NGC | Catalog
CatalogModelsSpeech to Text English Jasper

Speech to Text English Jasper

Logo for Speech to Text English Jasper
Description
Speech to Text Jasper model for English.
Publisher
NVIDIA
Latest Version
deployable_v1.2
Modified
April 4, 2023
Size
1.15 GB

Speech Recognition: Jasper Model Card ======================================

Model Overview --------------

Jasper models are end-to-end neural automatic speech recognition (ASR) models that transcribe segments of audio to text.

Model Architecture ------------------

These models are based on the Jasper architecture. They are acoustic, end-to-end neural speech recognition models trained with CTC loss.

Jasper models take in audio segments and transcribe them to letter, byte pair, or word piece sequences. The pretrained models here can be used immediately for fine-tuning or dataset evaluation.

Intended Use ------------

Primary use case intended for these models is automatic speech recognition.

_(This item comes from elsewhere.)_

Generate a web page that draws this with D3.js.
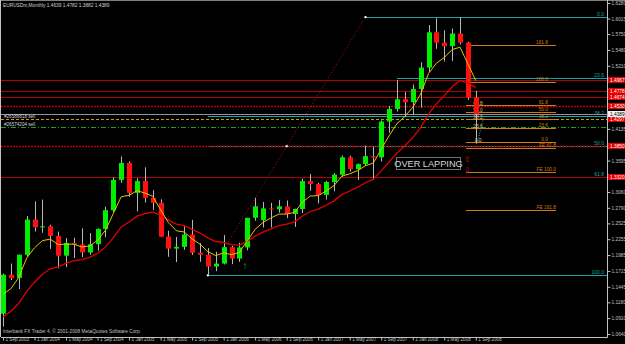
<!DOCTYPE html>
<html>
<head>
<meta charset="utf-8">
<script src="https://cdnjs.cloudflare.com/ajax/libs/d3/7.8.5/d3.min.js"></script>
<style>
body { margin: 0; background: #000; }
svg { display: block; }
text { font-family: "Liberation Sans", Arial, sans-serif; }
</style>
</head>
<body>
<svg id="chart" width="625" height="344"></svg>
<script>
// EURUSDm monthly bars, 1 Sep 2003 .. 1 Sep 2008
var open = [1.0985,1.1650,1.1595,1.1990,1.2590,1.2460,1.2475,1.2310,1.1975,1.2190,1.2165,1.2030,1.2170,1.2430,1.2750,1.3265,
  1.3555,1.3045,1.3245,1.2960,1.2875,1.2300,1.2095,1.2125,1.2335,1.2025,1.1990,1.1790,
  1.1840,1.2120,1.1925,1.2115,1.2620,1.2580,1.2780,1.2765,1.2815,1.2685,1.2770,1.3245,
  1.3195,1.3010,1.3230,1.3355,1.3650,1.3450,1.3535,1.3670,1.3650,1.4260,1.4475,1.4640,
  1.4590,1.4815,1.5180,1.5780,1.5605,1.5545,1.5760,1.5605,1.4670];
var high = [1.1670,1.1840,1.1995,1.2650,1.2900,1.2930,1.2500,1.2385,1.2275,1.2280,1.2440,1.2360,1.2440,1.2810,1.3310,1.3665,
  1.3580,1.3295,1.3480,1.3090,1.2935,1.2400,1.2295,1.2475,1.2585,1.2190,1.2105,1.2040,
  1.2325,1.2145,1.2195,1.2620,1.2960,1.2890,1.2875,1.2920,1.2915,1.2775,1.3290,1.3365,
  1.3215,1.3250,1.3380,1.3680,1.3680,1.3545,1.3850,1.3830,1.4280,1.4525,1.4965,1.4760,
  1.4890,1.5270,1.5905,1.6020,1.5815,1.5845,1.6040,1.5620,1.4782];
var low = [1.0765,1.1560,1.1405,1.1960,1.2385,1.2365,1.2090,1.1760,1.1780,1.1935,1.1950,1.1990,1.2060,1.2290,1.2720,1.3215,
  1.2980,1.2730,1.2880,1.2750,1.2290,1.1955,1.1865,1.2075,1.1985,1.1870,1.1640,1.1710,
  1.1825,1.1830,1.1870,1.2065,1.2570,1.2455,1.2455,1.2710,1.2615,1.2465,1.2700,1.3080,
  1.2865,1.2930,1.3070,1.3320,1.3410,1.3265,1.3505,1.3265,1.3580,1.4070,1.4430,1.4340,
  1.4370,1.4500,1.5105,1.5500,1.5285,1.5290,1.5575,1.4630,1.3882];
var close = [1.1650,1.1595,1.1990,1.2590,1.2460,1.2475,1.2310,1.1975,1.2190,1.2165,1.2030,1.2170,1.2430,1.2750,1.3265,1.3555,
  1.3045,1.3245,1.2960,1.2875,1.2300,1.2095,1.2125,1.2335,1.2025,1.1990,1.1790,1.1840,
  1.2120,1.1925,1.2115,1.2620,1.2815,1.2780,1.2765,1.2815,1.2685,1.2770,1.3245,1.3195,
  1.3010,1.3230,1.3355,1.3650,1.3450,1.3535,1.3670,1.3650,1.4260,1.4475,1.4640,1.4590,
  1.4815,1.5180,1.5780,1.5605,1.5545,1.5760,1.5605,1.4670,1.4389];

var xTickLabels = ["1 Sep 2003","1 Jan 2004","1 May 2004","1 Sep 2004","1 Jan 2005","1 May 2005","1 Sep 2005",
  "1 Jan 2006","1 May 2006","1 Sep 2006","1 Jan 2007","1 May 2007","1 Sep 2007","1 Jan 2008","1 May 2008","1 Sep 2008"];
var yTicks = [1.6280,1.6015,1.5750,1.5480,1.5210,1.4945,1.4675,1.4405,1.4135,1.3865,1.3595,1.3325,
  1.3060,1.2790,1.2525,1.2255,1.1985,1.1715,1.1445,1.1180,1.0910,1.0640];

// moving averages: EMA 5 (yellow) and EMA 13 (red), value on the bar before the first one shown
var emaPeriods = [5, 13];
var emaSeed = [1.1155, 1.0810];

// fibo retracement (teal), Nov 2005 low -> Jul 2008 high
var fibAnchors = [1.1640, 1.6040];
var fibRatios = [0, 23.6, 38.2, 50, 61.8, 100];
// second fibo (orange) on the current swing
var fib2Anchors = [1.3915, 1.4934];
var fib2Ratios = [0, 23.6, 38.2, 50, 61.8, 100, 161.8];
// fibo expansion
var feNames = ["FE 61.8", "FE 100.0", "FE 161.8"];
var fePrices = [1.3807, 1.3400, 1.2750];

// horizontal lines drawn by hand
var hLinePrices = [1.4967, 1.4778, 1.4674, 1.3320];
var dotLinePrices = [1.4530, 1.3850];
var bidPrice = 1.4389;
var orderNames = ["#26586818 sell", "#26574204 sell"];
var orderPrices = [1.4297, 1.4165];

var svg = d3.select("#chart");
var W = 625, H = 344;
var plotRight = 607, plotBottom = 337;
var n = close.length;

var x = d3.scaleLinear().domain([0, 60]).range([3, 475.8]);
var y = d3.scaleLinear().domain([1.0640, 1.6280]).range([334, 3]);
var fmt = d3.format(".4f");

svg.append("rect").attr("width", W).attr("height", H).attr("fill", "#000");

// frame
svg.append("line").attr("x1", 0).attr("x2", W).attr("y1", 0.5).attr("y2", 0.5).attr("stroke", "#808080");
svg.append("line").attr("x1", 0.5).attr("x2", 0.5).attr("y1", 0).attr("y2", plotBottom).attr("stroke", "#c0c0c0");

var plot = svg.append("g");

// teal fibo retracement
var fibCol = "#1aa3a3";
var fx0 = x(26);
fibRatios.forEach(function(r) {
  var p = fibAnchors[1] - r / 100 * (fibAnchors[1] - fibAnchors[0]);
  var start = r === 0 ? x(46) : (r < 30 ? x(50) : fx0);
  plot.append("line").attr("x1", start).attr("x2", plotRight).attr("y1", Math.round(y(p)) + 0.5).attr("y2", Math.round(y(p)) + 0.5)
    .attr("stroke", fibCol);
  plot.append("text").attr("x", 604).attr("y", Math.round(y(p)) - 1).attr("text-anchor", "end")
    .attr("font-size", 5).attr("fill", fibCol).text(r.toFixed(1));
});

// hand drawn red lines
hLinePrices.forEach(function(p) {
  plot.append("line").attr("x1", 1).attr("x2", plotRight).attr("y1", Math.round(y(p)) + 0.5).attr("y2", Math.round(y(p)) + 0.5)
    .attr("stroke", "#b00000");
});
dotLinePrices.forEach(function(p) {
  plot.append("line").attr("x1", 1).attr("x2", plotRight).attr("y1", Math.round(y(p)) + 0.5).attr("y2", Math.round(y(p)) + 0.5)
    .attr("stroke", "#c00000").attr("stroke-width", 1.3).attr("stroke-dasharray", "2,1");
});

// bid line
plot.append("line").attr("x1", 1).attr("x2", plotRight).attr("y1", Math.round(y(bidPrice)) + 0.5).attr("y2", Math.round(y(bidPrice)) + 0.5)
  .attr("stroke", "#8a96a8");

// order lines
var orderCols = ["#c8a000", "#20a020"];
var orderDash = ["3,2", "5,2,1,2"];
orderPrices.forEach(function(p, i) {
  var yy = Math.round(y(p)) + 0.5;
  plot.append("line").attr("x1", 1).attr("x2", plotRight).attr("y1", yy).attr("y2", yy)
    .attr("stroke", orderCols[i]).attr("stroke-dasharray", orderDash[i]);
  plot.append("text").attr("x", 4).attr("y", yy - 1.5).attr("font-size", 4.6).attr("fill", "#d0d0d0").text(orderNames[i]);
});

// orange fibo
var f2Col = "#d07a10";
fib2Ratios.forEach(function(r) {
  var p = fib2Anchors[0] + r / 100 * (fib2Anchors[1] - fib2Anchors[0]);
  var yy = Math.round(y(p)) + 0.5;
  plot.append("line").attr("x1", x(59) - 2).attr("x2", 556).attr("y1", yy).attr("y2", yy).attr("stroke", f2Col);
  plot.append("text").attr("x", 548).attr("y", yy - 1.5).attr("text-anchor", "end")
    .attr("font-size", 4.8).attr("fill", f2Col).text(r.toFixed(1));
  if (r <= 61.8) {
    plot.append("text").attr("x", 478).attr("y", yy - 1).attr("text-anchor", "middle")
      .attr("font-size", 4.8).attr("fill", "#e8c080").text(r.toFixed(1));
  }
});
fePrices.forEach(function(p, i) {
  var yy = Math.round(y(p)) + 0.5;
  plot.append("line").attr("x1", x(59) - 2).attr("x2", 556).attr("y1", yy).attr("y2", yy).attr("stroke", f2Col);
  plot.append("text").attr("x", 556).attr("y", yy - 1.5).attr("text-anchor", "end")
    .attr("font-size", 4.8).attr("fill", f2Col).text(feNames[i]);
});

// teal dotted swing line near the last bar
plot.append("path").attr("d", "M478,141 C481,128 482,118 488,112").attr("fill", "none")
  .attr("stroke", "#30b0b0").attr("stroke-dasharray", "1,1.5");

// fibo diagonal (dotted) with handles
plot.append("line").attr("x1", x(26)).attr("y1", y(fibAnchors[0])).attr("x2", x(46)).attr("y2", y(fibAnchors[1]))
  .attr("stroke", "#b01010").attr("stroke-dasharray", "1,2");
[[x(26), y(fibAnchors[0])], [x(36), y((fibAnchors[0] + fibAnchors[1]) / 2)], [x(46), y(fibAnchors[1])]].forEach(function(pt) {
  plot.append("rect").attr("x", pt[0] - 1).attr("y", pt[1] - 1).attr("width", 2).attr("height", 2).attr("fill", "#fff");
});

// moving averages
function ema(period, seed) {
  var a = 2 / (period + 1), v = seed;
  return close.map(function(c) { v = v + a * (c - v); return v; });
}
var emaFast = ema(emaPeriods[0], emaSeed[0]);
var emaSlow = ema(emaPeriods[1], emaSeed[1]);
var lineGen = d3.line().x(function(d, i) { return x(i); }).y(function(d) { return y(d); });

// candles
var bars = plot.append("g").selectAll("g").data(d3.range(n)).enter().append("g");
bars.append("line")
  .attr("x1", function(i) { return Math.round(x(i)) + 0.5; })
  .attr("x2", function(i) { return Math.round(x(i)) + 0.5; })
  .attr("y1", function(i) { return y(high[i]); })
  .attr("y2", function(i) { return y(low[i]); })
  .attr("stroke", "#b8b8b8");
bars.append("rect")
  .attr("x", function(i) { return Math.round(x(i)) - 2; })
  .attr("width", 5)
  .attr("y", function(i) { return y(Math.max(open[i], close[i])); })
  .attr("height", function(i) { return Math.max(1, Math.abs(y(open[i]) - y(close[i]))); })
  .attr("fill", function(i) { return close[i] >= open[i] ? "#00ee00" : "#ff1010"; });

plot.append("path").datum(emaSlow).attr("d", lineGen).attr("fill", "none").attr("stroke", "#e00000").attr("stroke-width", 1.3);
plot.append("path").datum(emaFast).attr("d", lineGen).attr("fill", "none").attr("stroke", "#e8c400").attr("stroke-width", 1);

// arrows
plot.append("text").attr("x", 245).attr("y", 269).attr("text-anchor", "middle").attr("font-size", 10)
  .attr("font-weight", "bold").attr("fill", "#10c010").attr("font-family", "DejaVu Sans").text("\u2191");
plot.append("text").attr("x", x(21)).attr("y", 220).attr("text-anchor", "middle").attr("font-size", 7)
  .attr("fill", "#e01010").text("\u2193");
plot.append("text").attr("x", 467).attr("y", 162).attr("text-anchor", "middle").attr("font-size", 8)
  .attr("fill", "#d01010").attr("font-family", "DejaVu Sans").text("\u21e7");
plot.append("text").attr("x", 467).attr("y", 173).attr("text-anchor", "middle").attr("font-size", 8)
  .attr("fill", "#d01010").attr("font-family", "DejaVu Sans").text("\u21e9");

// OVER LAPPING label
plot.append("rect").attr("x", 396.5).attr("y", 157.5).attr("width", 64).attr("height", 12)
  .attr("fill", "none").attr("stroke", "#707070");
plot.append("text").attr("x", 428.5).attr("y", 167.3).attr("text-anchor", "middle").attr("font-size", 9.2)
  .attr("fill", "#d8d8d8").text("OVER LAPPING");

// right price axis
var yAxis = d3.axisRight(y).tickValues(yTicks).tickFormat(fmt).tickSize(3).tickPadding(1);
var gy = svg.append("g").attr("transform", "translate(" + (plotRight + 0.5) + ",0)").call(yAxis);
gy.select(".domain").attr("d", "M0,0V" + (plotBottom + 0.5)).attr("stroke", "#c0c0c0");
gy.selectAll(".tick line").attr("stroke", "#c0c0c0");
gy.selectAll(".tick text").attr("fill", "#c0c0c0").attr("font-size", 4.8).attr("font-family", null);

// price labels on the scale
function priceTag(p, bg, fg) {
  var yy = Math.round(y(p));
  svg.append("rect").attr("x", plotRight + 1).attr("y", yy - 3).attr("width", 17).attr("height", 6).attr("fill", bg);
  svg.append("text").attr("x", plotRight + 3).attr("y", yy + 2).attr("font-size", 4.8).attr("fill", fg).text(fmt(p));
}
hLinePrices.concat(dotLinePrices).concat([orderPrices[0]]).forEach(function(p) { priceTag(p, "#e00000", "#fff"); });
priceTag(bidPrice, "#f0f0f0", "#000");

// bottom time axis
var xAxis = d3.axisBottom(x).tickValues(d3.range(0, n, 4)).tickFormat(function(d) { return xTickLabels[d / 4]; })
  .tickSize(3).tickPadding(0);
var gx = svg.append("g").attr("transform", "translate(0," + (plotBottom + 0.5) + ")").call(xAxis);
gx.select(".domain").attr("d", "M1,0H" + (plotRight + 0.5)).attr("stroke", "#c0c0c0");
gx.selectAll(".tick line").attr("stroke", "#c0c0c0");
gx.selectAll(".tick text").attr("fill", "#c0c0c0").attr("font-size", 4.6).attr("font-family", null)
  .attr("text-anchor", "start").attr("x", 2).attr("dy", "0.1em");

// header and footer
svg.append("text").attr("x", 3).attr("y", 7).attr("font-size", 4.8).attr("fill", "#d0d0d0")
  .text("EURUSDm,Monthly  1.4639 1.4782 1.3882 1.4389");
svg.append("text").attr("x", 3).attr("y", 333).attr("font-size", 4.8).attr("fill", "#c0c0c0")
  .text("Interbank FX Trader 4, \u00a9 2001-2008 MetaQuotes Software Corp.");
</script>
</body>
</html>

Input Single-channel audio files (WAV) with a 16kHz sample rate

Output Transcripts, which are sequences of valid vocabulary labels as given by the specification file

How to Use This Model ---------------------

Jasper is an end-to-end architecture that is trained using CTC loss. These model checkpoints are intended to be used with the Transfer Learning Toolkit (TLT). In order to use these checkpoints, there should be a specification file (.yaml) that specifies hyperparameters, datasets for training and evaluation, and any other information needed for the experiment. For more information on the experiment spec files for each use case, please refer to the Transfer Learning Toolkit User Guide.

The model is encrypted and will only operate with the model encryption key tlt_encode.

To fine-tune from a model checkpoint (.tlt), use the following command:

!tlt speech-to-text finetune -e <experiment_spec> \
                             -m <model_checkpoint> \
                             -g <num_gpus>

Where the <experiment_spec> parameter should be a valid path to the file that specifies the fine-tuning hyperparameters, the dataset to fine-tune on, the dataset to evaluate on, and whether or not a change of vocabulary from the default (lowercase English letters, space, and apostrophe) is needed.

To evaluate an existing dataset using a model checkpoint (.tlt), use the following command:

!tlt speech-to-text evaluate -e <experiment_spec> \
                             -m <model_checkpoint> \
                             -g <num_gpus>

The <experiment_spec> parameter should be a valid path to the file that specifies the dataset that is being evaluated.

Training Information --------------------

This Jasper model was trained on a combination of seven datasets of English speech, with a total of 7,133 hours of audio samples. Samples were limited to a minimum duration of 0.1s long, and a maximum duration of 16.7s long. The model was trained for 600 epochs with Apex/Amp optimization level O1.

The model achieves a Word Error Rate (WER) of 3.74% on LibriSpeech dev-clean, and a WER of 10.21% on LibriSpeech dev-other.

The model has been fine-tuned with Room Impulse Response (RIR) and noise augmentation to make it more robust to noise.

The datasets included in training are detailed in the table below.

Dataset Duration (h)
LibriSpeech 961
Wall Street Journal 81
Fisher English Training Speech 1,906
Switchboard 316
Mozilla Common Voice* 1,039
Appen English Speech 972
NSC Singapore English (Part 1) 1,857

* Only non-dev and non-test validated clips from Mozilla Common Voice version en_1488h_2019-12-10.

Limitations -----------

Currently, TLT Jasper models only support training and inference on .wav audio files. All models included here were trained and evaluated on audio files with a sample rate of 16kHz, so for best performance you may need to upsample or downsample audio files to 16kHz.

In addition, the model will perform best on audio samples that are longer than 0.1 seconds long. For training and fine-tuning Jasper models, it is recommended that samples are capped at a maximum length of around 15 seconds, depending on the amount of memory available to you. You do not need to place a maximum length limitation for evaluation.

License -------

By downloading and using the models and resources packaged with TLT Conversational AI, you would be accepting the terms of the Jarvis license

Suggested Reading -----------------

Ethical AI

NVIDIA’s platforms and application frameworks enable developers to build a wide array of AI applications. Consider potential algorithmic bias when choosing or creating the models being deployed. Work with the model’s developer to ensure that it meets the requirements for the relevant industry and use case; that the necessary instruction and documentation are provided to understand error rates, confidence intervals, and results; and that the model is being used under the conditions and in the manner intended.